Lee Potter

Personal information
- Full name: Lee Potter
- Date of birth: 3 September 1978 (age 46)
- Place of birth: Salford, England
- Position(s): Forward

Senior career*
- Years: Team / Apps / (Gls)
- 1997–2000: Bolton Wanderers / 0 / (0)
- 1999–2000: → Halifax Town (loan) / 6 / (2)
- 2000–2001: Halifax Town / 16 / (0)
- 2001: Chester City / 0 / (0)
- 2001–2002: Bradford Park Avenue
- 2002–20??: Radcliffe Borough / 12 / (6)

= Lee Potter (footballer) =

English footballer (born 1978)

Lee Potter (born 3 September 1978) is an English former professional footballer who played as a forward in the Football League for Halifax Town.

==Life and career==
Lee Potter was born on 3 September 1978 in Salford, Greater Manchester. He was raised in Farnworth, and attended George Tomlinson School. As a youngster, he attracted attention from numerous clubs, and trained for a couple of weeks with Manchester United, before joining the centre of excellence at Bolton Wanderers, the club he supported. After leaving school, Potter did a YTS traineeship with Bolton, and then signed professional forms in 1997. His 1998–99 season was disrupted by injury: a cracked fibula was followed by a knee injury sustained in training.

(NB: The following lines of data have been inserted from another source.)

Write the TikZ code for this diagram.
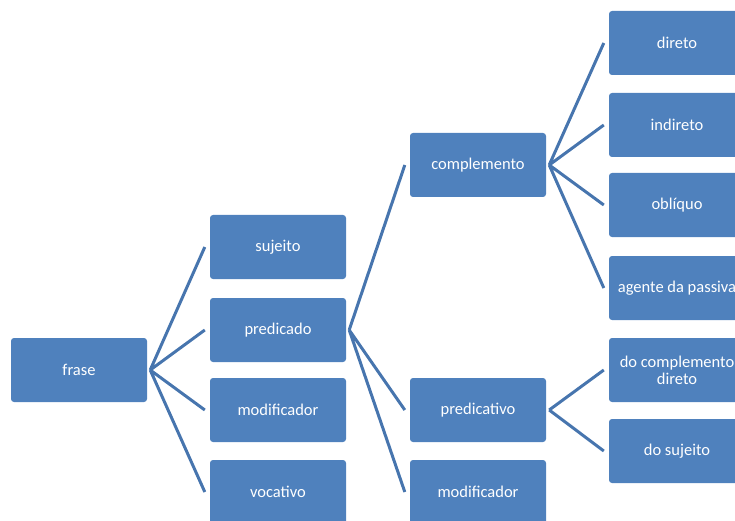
\documentclass[tikz,border=0pt]{standalone}
\usepackage{fontspec}
\setmainfont{Carlito}
\usepackage{tikz}
\usetikzlibrary{positioning}
\definecolor{boxblue}{HTML}{4F81BD}
\definecolor{lineblue}{HTML}{4775AE}

\begin{document}
\begin{tikzpicture}[x=1pt, y=-1pt]

        % Setup the styles for the boxes and the links
        \tikzset{box style/.style={rectangle,
                                   rounded corners=3pt,
                                   minimum width=136pt,
                                   minimum height=64pt,
                                   inner sep=0pt,
                                   align=center,
                                   font=\fontsize{16.5}{17}\selectfont,
                                   text=white,
                                   fill=boxblue},
                 link style/.style={line width=3pt,
                                    draw=lineblue}}

        \useasboundingbox (0, 0) rectangle (735, 521);
        \clip (0, 0) rectangle (735, 521);

        % Draw the boxes
        \node[box style] at (79, 370)   (frase)   {frase};

        \node[box style] at (278, 247)  (suj)     {sujeito};
        \node[box style] at (278, 330)  (pred)    {predicado};
        \node[box style] at (278, 410)  (modA)    {modificador};
        \node[box style] at (278, 492)  (voc)     {vocativo};

        \node[box style] at (478, 165)  (compl)   {complemento};
        \node[box style] at (478, 410)  (predv)   {predicativo};
        \node[box style] at (478, 492)  (modB)    {modificador};

        \node[box style] at (677, 43)   (dir)     {direto};
        \node[box style] at (677, 125)  (ind)     {indireto};
        \node[box style] at (677, 205)  (obl)     {oblíquo};
        \node[box style] at (677, 288)  (agente)  {agente da passiva};
        \node[box style] at (677, 370)  (docomp)  {do complemento\\direto};
        \node[box style] at (677, 451)  (dosuj)   {do sujeito};

        % Connect the boxes with links
        \draw[link style]
            ([xshift=3pt]frase.east)  -- ([xshift=-5pt]suj.west)
            ([xshift=3pt]frase.east)  -- ([xshift=-5pt]pred.west)
            ([xshift=3pt]frase.east)  -- ([xshift=-5pt]modA.west)
            ([xshift=3pt]frase.east)  -- ([xshift=-5pt]voc.west)
            ([xshift=3pt]pred.east)   -- ([xshift=-5pt]compl.west)
            ([xshift=3pt]pred.east)   -- ([xshift=-5pt]predv.west)
            ([xshift=3pt]pred.east)   -- ([xshift=-5pt]modB.west)
            ([xshift=3pt]compl.east)  -- ([xshift=-5pt]dir.west)
            ([xshift=3pt]compl.east)  -- ([xshift=-5pt]ind.west)
            ([xshift=3pt]compl.east)  -- ([xshift=-5pt]obl.west)
            ([xshift=3pt]compl.east)  -- ([xshift=-5pt]agente.west)
            ([xshift=3pt]predv.east)  -- ([xshift=-5pt]docomp.west)
            ([xshift=3pt]predv.east)  -- ([xshift=-5pt]dosuj.west)
            ;
\end{tikzpicture}
\end{document}
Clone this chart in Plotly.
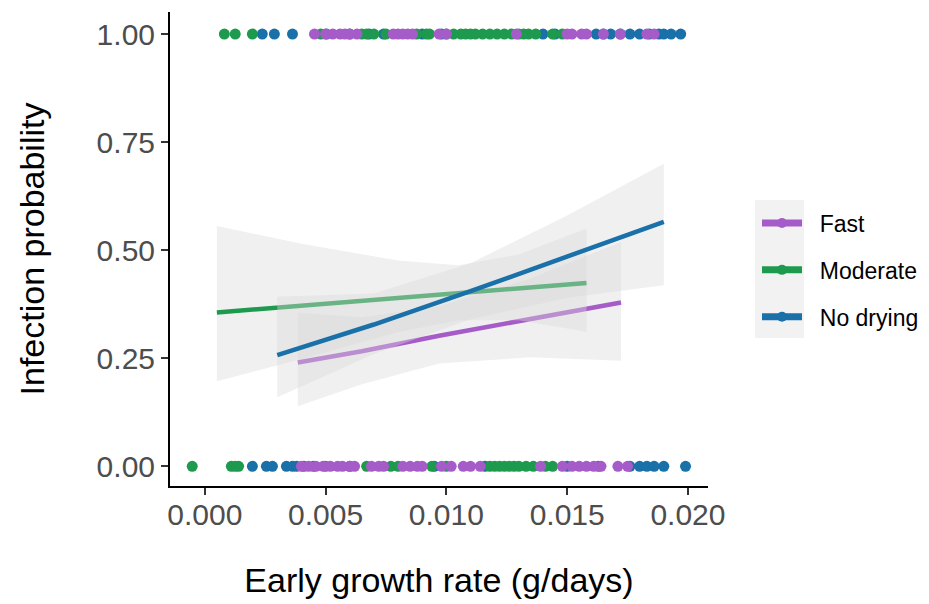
import plotly.graph_objects as go

groups = ["Fast", "Moderate", "No drying"]
colors = {"Fast": "#A65CC8", "Moderate": "#1E9A4E", "No drying": "#1A70A8"}

# observed points: infected (1) and not infected (0), x = early growth rate
pts1 = {
    "Fast": [0.00454, 0.0050, 0.0053, 0.0056, 0.0058, 0.0060, 0.0063, 0.0078, 0.0080,
             0.0082, 0.0084, 0.0086, 0.0097, 0.0100, 0.0129, 0.0150, 0.0152, 0.0156,
             0.0158, 0.0165, 0.0172, 0.0183, 0.0186],
    "Moderate": [0.00081, 0.00126, 0.00197, 0.0048, 0.0065, 0.0067, 0.0070, 0.0075,
                 0.00877, 0.00918, 0.0093, 0.0100, 0.0103, 0.0106, 0.0108, 0.0110, 0.0112,
                 0.0115, 0.0118, 0.0121, 0.0124, 0.0127, 0.0130, 0.0132, 0.0134, 0.0137,
                 0.0144, 0.0148],
    "No drying": [0.00238, 0.00288, 0.00363, 0.00504, 0.0060, 0.0068, 0.0074, 0.0090,
                  0.0098, 0.0140, 0.0145, 0.0162, 0.0165, 0.0168, 0.0172, 0.0176, 0.0180,
                  0.0184, 0.0188, 0.0190, 0.0193, 0.0197],
}
pts0 = {
    "Fast": [0.0040, 0.0043, 0.0046, 0.0049, 0.0052, 0.0055, 0.0057, 0.0060, 0.0062,
             0.0069, 0.0072, 0.0074, 0.0082, 0.0085, 0.0088, 0.0090, 0.0098, 0.0102,
             0.0107, 0.0110, 0.0114, 0.0139, 0.0148, 0.0152, 0.0155, 0.0158, 0.0161,
             0.0164, 0.0171, 0.0175],
    "Moderate": [-0.00052, 0.00110, 0.00126, 0.00140, 0.0050, 0.0067, 0.0077, 0.0080,
                 0.0094, 0.0100, 0.0118, 0.0120, 0.0122, 0.0124, 0.0126, 0.0128, 0.0130,
                 0.0133, 0.0136, 0.0141, 0.0144],
    "No drying": [0.00197, 0.00255, 0.00280, 0.00338, 0.00363, 0.00380, 0.0041, 0.0045,
                  0.0060, 0.0095, 0.0116, 0.0150, 0.0163, 0.0176, 0.0180, 0.0183, 0.0186,
                  0.0190, 0.0199],
}

# fitted curves with confidence bands
fit_x = {
    "Fast": [0.00385, 0.0065, 0.0097, 0.0135, 0.01723],
    "Moderate": [0.0005, 0.004, 0.008, 0.0105, 0.013, 0.0158],
    "No drying": [0.003, 0.007, 0.011, 0.015, 0.019],
}
fit_y = {
    "Fast": [0.240, 0.266, 0.302, 0.340, 0.379],
    "Moderate": [0.356, 0.371, 0.389, 0.400, 0.411, 0.424],
    "No drying": [0.257, 0.328, 0.405, 0.485, 0.5655],
}
fit_lo = {
    "Fast": [0.139, 0.190, 0.238, 0.252, 0.244],
    "Moderate": [0.197, 0.248, 0.310, 0.338, 0.338, 0.311],
    "No drying": [0.160, 0.260, 0.340, 0.390, 0.419],
}
fit_hi = {
    "Fast": [0.355, 0.345, 0.370, 0.435, 0.519],
    "Moderate": [0.556, 0.515, 0.476, 0.465, 0.490, 0.550],
    "No drying": [0.392, 0.400, 0.470, 0.580, 0.700],
}

x_ticks = [0.000, 0.005, 0.010, 0.015, 0.020]
x_labels = ["0.000", "0.005", "0.010", "0.015", "0.020"]
y_ticks = [0.00, 0.25, 0.50, 0.75, 1.00]
y_labels = ["0.00", "0.25", "0.50", "0.75", "1.00"]

fig = go.Figure()

# points
for g in ["No drying", "Moderate", "Fast"]:
    xs = pts1[g] + pts0[g]
    ys = [1] * len(pts1[g]) + [0] * len(pts0[g])
    fig.add_trace(go.Scatter(x=xs, y=ys, mode="markers",
                             marker=dict(color=colors[g], size=11, line=dict(width=0)),
                             showlegend=False, hoverinfo="skip", cliponaxis=False))

# smooth ribbons + lines
for g in groups:
    bx = fit_x[g] + fit_x[g][::-1]
    by = fit_hi[g] + fit_lo[g][::-1]
    fig.add_trace(go.Scatter(x=bx, y=by, mode="lines", fill="toself",
                             fillcolor="rgba(217,217,217,0.4)", line=dict(width=0),
                             showlegend=False, hoverinfo="skip"))
    fig.add_trace(go.Scatter(x=fit_x[g], y=fit_y[g], mode="lines",
                             line=dict(color=colors[g], width=4.5),
                             showlegend=False, hoverinfo="skip"))

# legend entries
for g in groups:
    fig.add_trace(go.Scatter(x=[None], y=[None], mode="lines+markers",
                             name="\u00a0\u00a0" + g,
                             legendgroup=g,
                             line=dict(color=colors[g], width=7),
                             marker=dict(color=colors[g], size=10)))

fig.add_shape(type="rect", xref="paper", yref="paper",
              x0=1.0874, x1=1.1784, y0=0.3122, y1=0.6034,
              fillcolor="#F2F2F2", line=dict(width=0), layer="below")

font_fam = "Liberation Sans, Arial, sans-serif"
fig.update_layout(
    width=929, height=604,
    margin=dict(l=170, r=221, t=12, b=118, autoexpand=False),
    paper_bgcolor="white", plot_bgcolor="white",
    font=dict(family=font_fam, color="#000000"),
    legend=dict(xref="container", yref="container",
                x=757 / 929, xanchor="left", y=1 - 270 / 604, yanchor="middle",
                bgcolor="rgba(0,0,0,0)", font=dict(size=23, color="#000000"),
                tracegroupgap=14, traceorder="grouped", itemwidth=40),
    xaxis=dict(range=[-0.00144, 0.02083], tickvals=x_ticks, ticktext=x_labels,
               showgrid=False, zeroline=False, showline=True, linecolor="#000000",
               linewidth=2, ticks="outside", ticklen=7, tickwidth=2, tickcolor="#333333",
               ticklabelstandoff=-6,
               tickfont=dict(size=30, color="#4D4D4D", family=font_fam),
               title=dict(text="Early growth rate (g/days)", font=dict(size=34, color="#000000"),
                          standoff=38)),
    yaxis=dict(range=[-0.0456, 1.051], tickvals=y_ticks, ticktext=y_labels,
               showgrid=False, zeroline=False, showline=True, linecolor="#000000",
               linewidth=2, ticks="outside", ticklen=7, tickwidth=2, tickcolor="#333333",
               tickfont=dict(size=30, color="#4D4D4D", family=font_fam),
               title=dict(text="Infection probability", font=dict(size=34, color="#000000"),
                          standoff=42)),
)

fig.write_html("out.html")
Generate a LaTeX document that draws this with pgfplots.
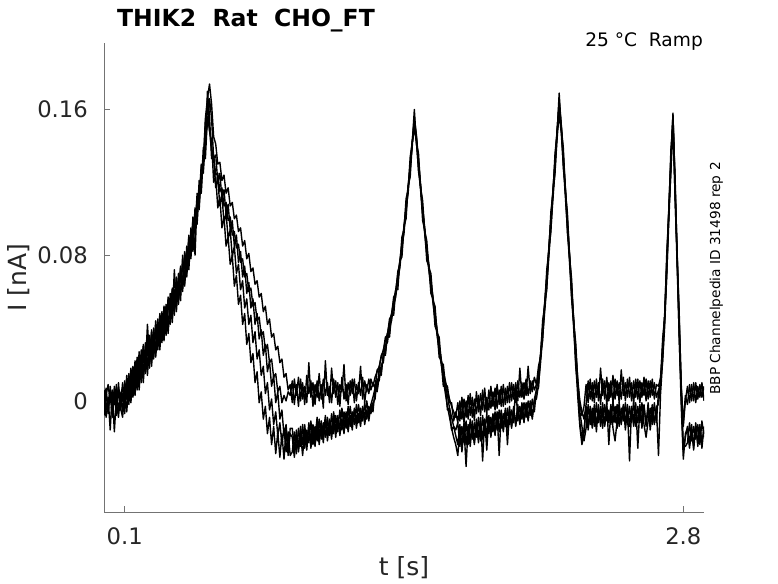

Potter joined Football League Third Division club Halifax Town on loan in mid-December 1999. He scored on debut on a 2–1 loss to Chester City, and his diving header secured a 1–0 win away to league leaders Rotherham United, before the deal was made permanent in January 2000 for a £30,000 fee. Potter made a further 13 appearances by the end of the season, initially starting at centre forward but later coming off the bench, and failed to score. He made only three substitute appearances the following season before being transfer-listed in December. Bolton missed out on the final instalment of his fee because he had not made the required 25 appearances. Reported interest from clubs including Kidderminster Harriers, Macclesfield Town and Yeovil Town came to nothing, and he eventually joined Chester City in September 2001. He claimed afterwards that he had been "treated like a dog" while at Halifax.

Potter's only appearance before he was released by Chester City came in the Cheshire Senior Cup. He signed for Bradford Park Avenue in December 2001. He played regularly, contributing to Park Avenue reaching the semifinal of the West Riding County Cup and the final of the Northern Premier League Challenge Cup, but was unexpectedly released in March 2002 by manager Trevor Storton who cited his attitude. He promptly signed for Radcliffe Borough, scored 15 minutes into his debut, and was named man of the match as Borough beat Guiseley 4–1.